Thursday, July 10, 2014

The beauty of a quiet morning

Slowly staggering out the door, exhausted and not at all ready to face the day,  after all it was midnight before my head hit the pillow last night, I started on my morning walk with the big guy.  He's still adjusting to a leash and not taking off at a moments notice.  Walking him is not an exercise for the faint of heart or unprepared.

The sunrise was just a glimmer, barely visible to the east.  A slight lightening of the night sky.  Everything still had that hazy not quite day light glaze to it.  I wish I could have taken the camera and captured the beauty.  Sadly... Walking the big guy requires far too much attention.

As soon as we walked out the door he saw the fawn across the cul de sac.  So beautiful. The soft pale brown with the beautiful white spots.  Luckily, he wasn't sure what to do with a critter slightly bigger than himself.  He stood their frozen, leash taunt, but unwilling to engage in the chase.  Thank goodness, my sleep deprived system was not quite ready for that kind of challenge.

As we headed down the sidewalk, the big guy sniffing everything in sight, I thought I glimpsed a shadow.  Faint and pale, in the mist between two of the houses.  I was sure, and then I wasn't.  The big guy didn't give me a minute to reconsider what I saw, no time to take a second glance confirm my suspicions.  He's still learning to walk on a lead without tugging and pulling.  He is such a bull headed guy, this could be a lifelong process.

As we strolled along, the sun was starting to come up a bit more, the haze slowly clearing.  We'd rounded the corner and were just two houses away when I saw them.  It was enough to scare the big guy even, and he's pretty tough if he feels he needs to protect mom. 

I am not a hunter, nor do I study deer.  But there just two yards away from my own had to be the fawn's parents.  Dad was regal, and those antlers!  They were huge, over 12 inches, that was easy to see, even from a distance. Momma was a bit more skittish, she dashed off first, Daddy was a bit more protective, watching to make sure we weren't going to give chase and that Momma was safe before following her back into the woods that make up the common area.
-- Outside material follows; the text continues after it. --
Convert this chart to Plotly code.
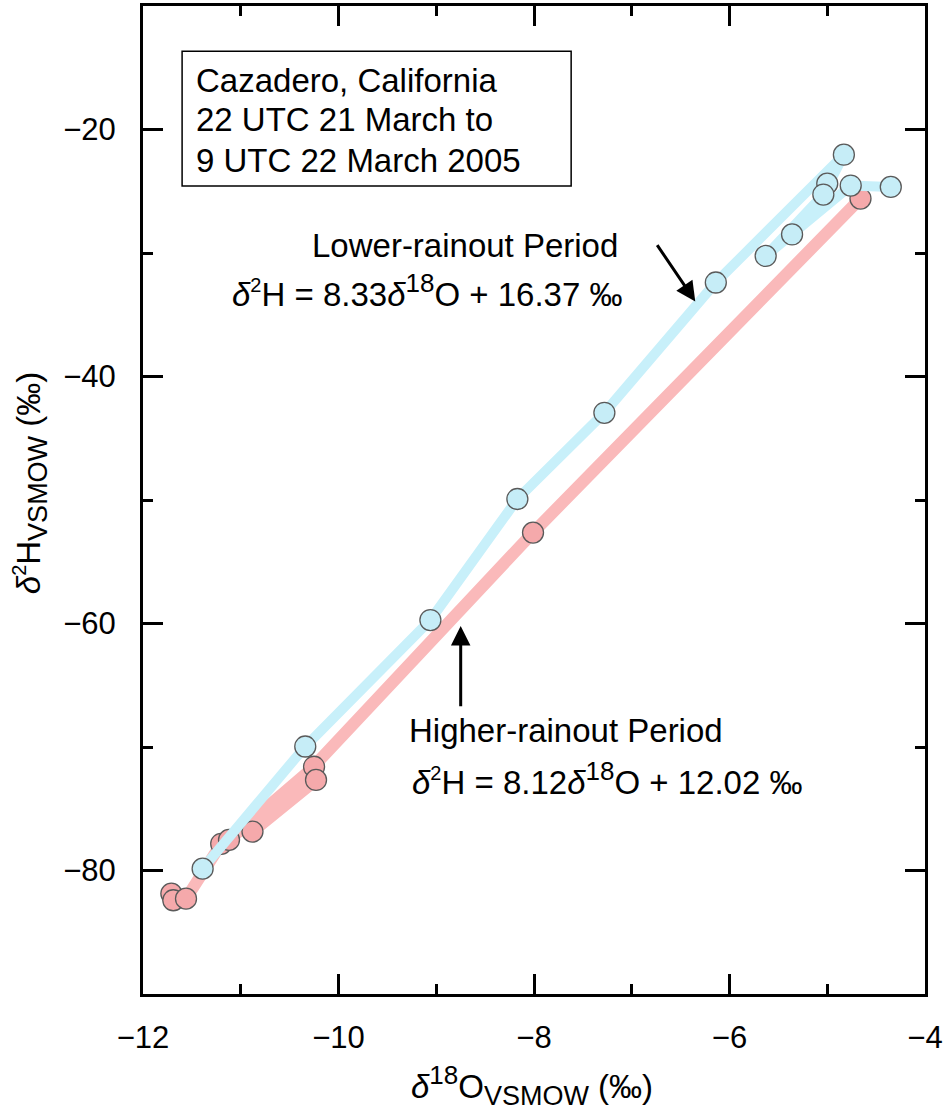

The big guy was simply not so sure how to feel about that beautiful sight that greeted us as the sun was starting to chase the remaining haze away.  He finally decided he didn't see anything worth giving chase to, that a treat was two houses away. 

The little old man was the next walk.  He's more my speed.  He simply meanders and observes.  He is not going to waste energy on chasing anything.  Unless it has taken his chicken jerky.  With him I would have been able to snap some pictures, if my sleepiness hadn't stopped me from remembering the camera.  With him, I am able to enjoy the songs and chatter of the birds waking up calling to their mates and friends.  As the sun starts it's mad dash across the morning sky, he and I see bunnies, squirrels, robins and blue birds, the houses are still quiet, mother nature is not!

I needed that start to my day.  Yesterday was such a chaotic and roller coaster emotionally.  The silence and beauty had a calming effect on my heart.  My spirit needed that. It was damaged yesterday.

Hubby and I ended yesterday on a high note.  It took the sting out of the rest.  I am blessed.  While Hubby and I went and enjoyed a Cardinals baseball game, the rest of the world mellowed out.  If you live anywhere near or in St. Louis, it does not take long to become a die hard fan.  And as you lose yourself in that sea of red anything that was affecting you soon rushes away.


While we were at the game, my phone buzzed and I gave it a quick glance.  I was tickled to see my oldest baby making faces at me from Facebook. A twinkle in her eyes, brandishing a paint brush.  Seems instead of breaking and entering into homes she prescribes to breaking and painting of homes.  Knowing how busy I've been and not having the time of energy to get it all done, she took advantage of us being gone and painted most of the kitchen for me!  It looks amazing!  Talk about feeling loved!
"Hope you don't mind if I paint your kitchen while you're gone ... Cause it's really too late haha "


 
I will sort out how to deal with the things that have me sick to my stomach.  I don't know what the answer will be, but I do know that I hate the feeling.  I will simply enjoy the beauty and love that surrounds me as I determine how I will fight the demons so they don't consume me!